This is the spiral galaxy NGC 2835, imaged by the impeccable, seemingly timeless Hubble Space Telescope.
And this is NGC 1132, an elliptical galaxy captured through the tandem efforts of Hubble and NASA's Chandra X-ray Observatory.
We know what both of these breathtakingly beautiful galaxies look like because we can see them from afar. How then do we know what our own Milky Way galaxy looks like, seeing as how we are inside it?
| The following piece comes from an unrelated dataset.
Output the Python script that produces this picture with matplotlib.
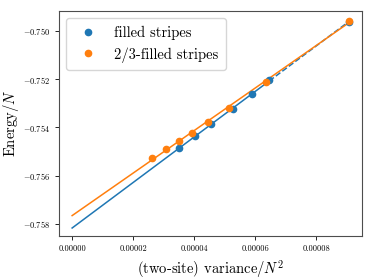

While we've never been able to zoom out and take a true galactic selfie, there are numerous observations that clue us in to the structure of our home galaxy. The greatest hint comes from looking at other galaxies. While there are perhaps two trillion in our observable universe, surprisingly, they only seem to come in three discernable varieties: spiral, elliptical, and irregular. Spiral galaxies have a mostly flat disk with a bright central bulge and arms that swirl out from the middle. Elliptical galaxies tend to be round or oval with a uniform distribution of stars. Irregular galaxies are like stellar splotches in space, with little structure at all.
Gazing skyward from our vantage point on and around Earth, there are clear signs that the Milky Way is a spiral galaxy. You can see one sign with the naked eye! The Milky Way appears in our sky as a relatively flat disk.
Using more sophisticated methods, astrophysicists and astronomers have provided two more clues to the structure of the Milky Way.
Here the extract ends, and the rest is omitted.